[start]

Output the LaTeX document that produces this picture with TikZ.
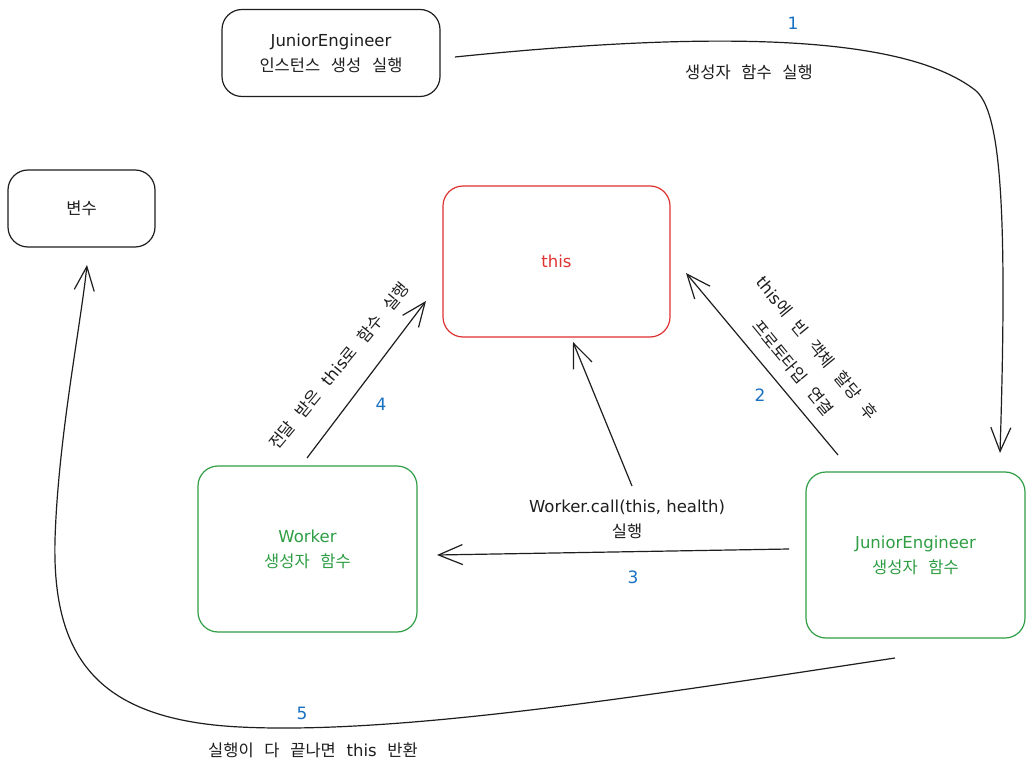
\documentclass[tikz,border=0pt]{standalone}
\usepackage{fontspec}
\setmainfont{DejaVu Sans}
\newfontfamily\kr[WordSpace=2.9]{Noto Sans CJK KR}
\usetikzlibrary{arrows.meta}
\definecolor{inkc}{HTML}{1E1E1E}
\definecolor{redc}{HTML}{E03131}
\definecolor{greenc}{HTML}{2F9E44}
\definecolor{bluec}{HTML}{1971C2}
\tikzset{
  box/.style={draw=inkc, line width=1.2pt, rounded corners=20pt, align=center, text=inkc, font=\fontsize{16.5}{25}\selectfont},
  redbox/.style={box, draw=redc, text=redc},
  greenbox/.style={box, draw=greenc, text=greenc},
  arr/.style={draw=inkc, line width=1.2pt, -{Straight Barb[length=24pt,width=20pt,line width=1.2pt]}},
  num/.style={text=bluec, font=\fontsize{17}{20}\selectfont},
  lbl/.style={text=inkc, align=center, font=\fontsize{16.5}{25}\selectfont},
  rlbl/.style={lbl, font=\fontsize{16.5}{31}\selectfont},
}
\begin{document}
\begin{tikzpicture}[x=1pt,y=-1pt]
\path[use as bounding box, fill=white] (0,0) rectangle (1033,775);

% boxes
\node[box, minimum width=218pt, minimum height=87pt] (inst) at (331,53) {JuniorEngineer\\{\kr 인스턴스 생성 실행}};
\node[box, minimum width=147pt, minimum height=77pt] (var) at (81.5,208.5) {\kr 변수};
\node[redbox, minimum width=227pt, minimum height=151pt] (this) at (556.5,261.5) {this};
\node[greenbox, minimum width=219pt, minimum height=166pt] (worker) at (307.5,549) {Worker\\{\kr 생성자 함수}};
\node[greenbox, minimum width=219pt, minimum height=166pt] (jec) at (915.5,555) {JuniorEngineer\\{\kr 생성자 함수}};

% connector end points
\coordinate (a1s) at (455,57);
\coordinate (a1e) at (1000,453);
\coordinate (a2s) at (838,455);
\coordinate (a2e) at (686,273);
\coordinate (a3s) at (789,549);
\coordinate (a3e) at (437,555);
\coordinate (a6s) at (632,486);
\coordinate (a6e) at (573,342);
\coordinate (a4s) at (307,458);
\coordinate (a4e) at (426,301);
\coordinate (a5s) at (895,658);
\coordinate (a5e) at (87,265);

% 1
\draw[arr] (a1s) .. controls (700,32) and (900,32) .. (975,90)
  .. controls (1000,110) and (1008,200) .. (a1e);
\node[num] (n1) at (793,23) {1};
\node[lbl] (l1) at (749,72) {\kr 생성자 함수 실행};

% 2
\draw[arr] (a2s) -- (a2e);
\node[num] (n2) at (760,395) {2};
\node[rlbl, rotate=-50.5] (l2) at (805,358) {this{\kr 에 빈 객체 할당 후}\\{\kr 프로토타입 연결}};

% 3
\draw[arr] (a3s) -- (a3e);
\node[lbl] (l3) at (627,519) {Worker.call(this, health)\\{\kr 실행}};
\node[num] (n3) at (633,577) {3};

% to this
\draw[arr] (a6s) -- (a6e);

% 4
\draw[arr] (a4s) -- (a4e);
\node[num] (n4) at (381,404) {4};
\node[lbl, rotate=50.4] (l4) at (339,366) {{\kr 전달 받은\ }this{\kr 로 함수 실행}};

% 5
\draw[arr] (a5s) .. controls (650,695) and (400,735) .. (240,727)
  .. controls (100,720) and (52,660) .. (55,540)
  .. controls (58,440) and (80,330) .. (a5e);
\node[num] (n5) at (302,713) {5};
\node[lbl] (l5) at (313,750) {{\kr 실행이 다 끝나면\ }this{\kr\ 반환}};
\end{tikzpicture}
\end{document}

[end]

(Directions for this task)
Copy the listing word for word, excluding its pictures.

(The completed task)
Output the LaTeX document that produces this picture with TikZ.
\documentclass[tikz,border=0pt]{standalone}
\usepackage{fontspec}
\setmainfont{DejaVu Sans}
\newfontfamily\kr[WordSpace=2.9]{Noto Sans CJK KR}
\usetikzlibrary{arrows.meta}
\definecolor{inkc}{HTML}{1E1E1E}
\definecolor{redc}{HTML}{E03131}
\definecolor{greenc}{HTML}{2F9E44}
\definecolor{bluec}{HTML}{1971C2}
\tikzset{
  box/.style={draw=inkc, line width=1.2pt, rounded corners=20pt, align=center, text=inkc, font=\fontsize{16.5}{25}\selectfont},
  redbox/.style={box, draw=redc, text=redc},
  greenbox/.style={box, draw=greenc, text=greenc},
  arr/.style={draw=inkc, line width=1.2pt, -{Straight Barb[length=24pt,width=20pt,line width=1.2pt]}},
  num/.style={text=bluec, font=\fontsize{17}{20}\selectfont},
  lbl/.style={text=inkc, align=center, font=\fontsize{16.5}{25}\selectfont},
  rlbl/.style={lbl, font=\fontsize{16.5}{31}\selectfont},
}
\begin{document}
\begin{tikzpicture}[x=1pt,y=-1pt]
\path[use as bounding box, fill=white] (0,0) rectangle (1033,775);

% boxes
\node[box, minimum width=218pt, minimum height=87pt] (inst) at (331,53) {JuniorEngineer\\{\kr 인스턴스 생성 실행}};
\node[box, minimum width=147pt, minimum height=77pt] (var) at (81.5,208.5) {\kr 변수};
\node[redbox, minimum width=227pt, minimum height=151pt] (this) at (556.5,261.5) {this};
\node[greenbox, minimum width=219pt, minimum height=166pt] (worker) at (307.5,549) {Worker\\{\kr 생성자 함수}};
\node[greenbox, minimum width=219pt, minimum height=166pt] (jec) at (915.5,555) {JuniorEngineer\\{\kr 생성자 함수}};

% connector end points
\coordinate (a1s) at (455,57);
\coordinate (a1e) at (1000,453);
\coordinate (a2s) at (838,455);
\coordinate (a2e) at (686,273);
\coordinate (a3s) at (789,549);
\coordinate (a3e) at (437,555);
\coordinate (a6s) at (632,486);
\coordinate (a6e) at (573,342);
\coordinate (a4s) at (307,458);
\coordinate (a4e) at (426,301);
\coordinate (a5s) at (895,658);
\coordinate (a5e) at (87,265);

% 1
\draw[arr] (a1s) .. controls (700,32) and (900,32) .. (975,90)
  .. controls (1000,110) and (1008,200) .. (a1e);
\node[num] (n1) at (793,23) {1};
\node[lbl] (l1) at (749,72) {\kr 생성자 함수 실행};

% 2
\draw[arr] (a2s) -- (a2e);
\node[num] (n2) at (760,395) {2};
\node[rlbl, rotate=-50.5] (l2) at (805,358) {this{\kr 에 빈 객체 할당 후}\\{\kr 프로토타입 연결}};

% 3
\draw[arr] (a3s) -- (a3e);
\node[lbl] (l3) at (627,519) {Worker.call(this, health)\\{\kr 실행}};
\node[num] (n3) at (633,577) {3};

% to this
\draw[arr] (a6s) -- (a6e);

% 4
\draw[arr] (a4s) -- (a4e);
\node[num] (n4) at (381,404) {4};
\node[lbl, rotate=50.4] (l4) at (339,366) {{\kr 전달 받은\ }this{\kr 로 함수 실행}};

% 5
\draw[arr] (a5s) .. controls (650,695) and (400,735) .. (240,727)
  .. controls (100,720) and (52,660) .. (55,540)
  .. controls (58,440) and (80,330) .. (a5e);
\node[num] (n5) at (302,713) {5};
\node[lbl] (l5) at (313,750) {{\kr 실행이 다 끝나면\ }this{\kr\ 반환}};
\end{tikzpicture}
\end{document}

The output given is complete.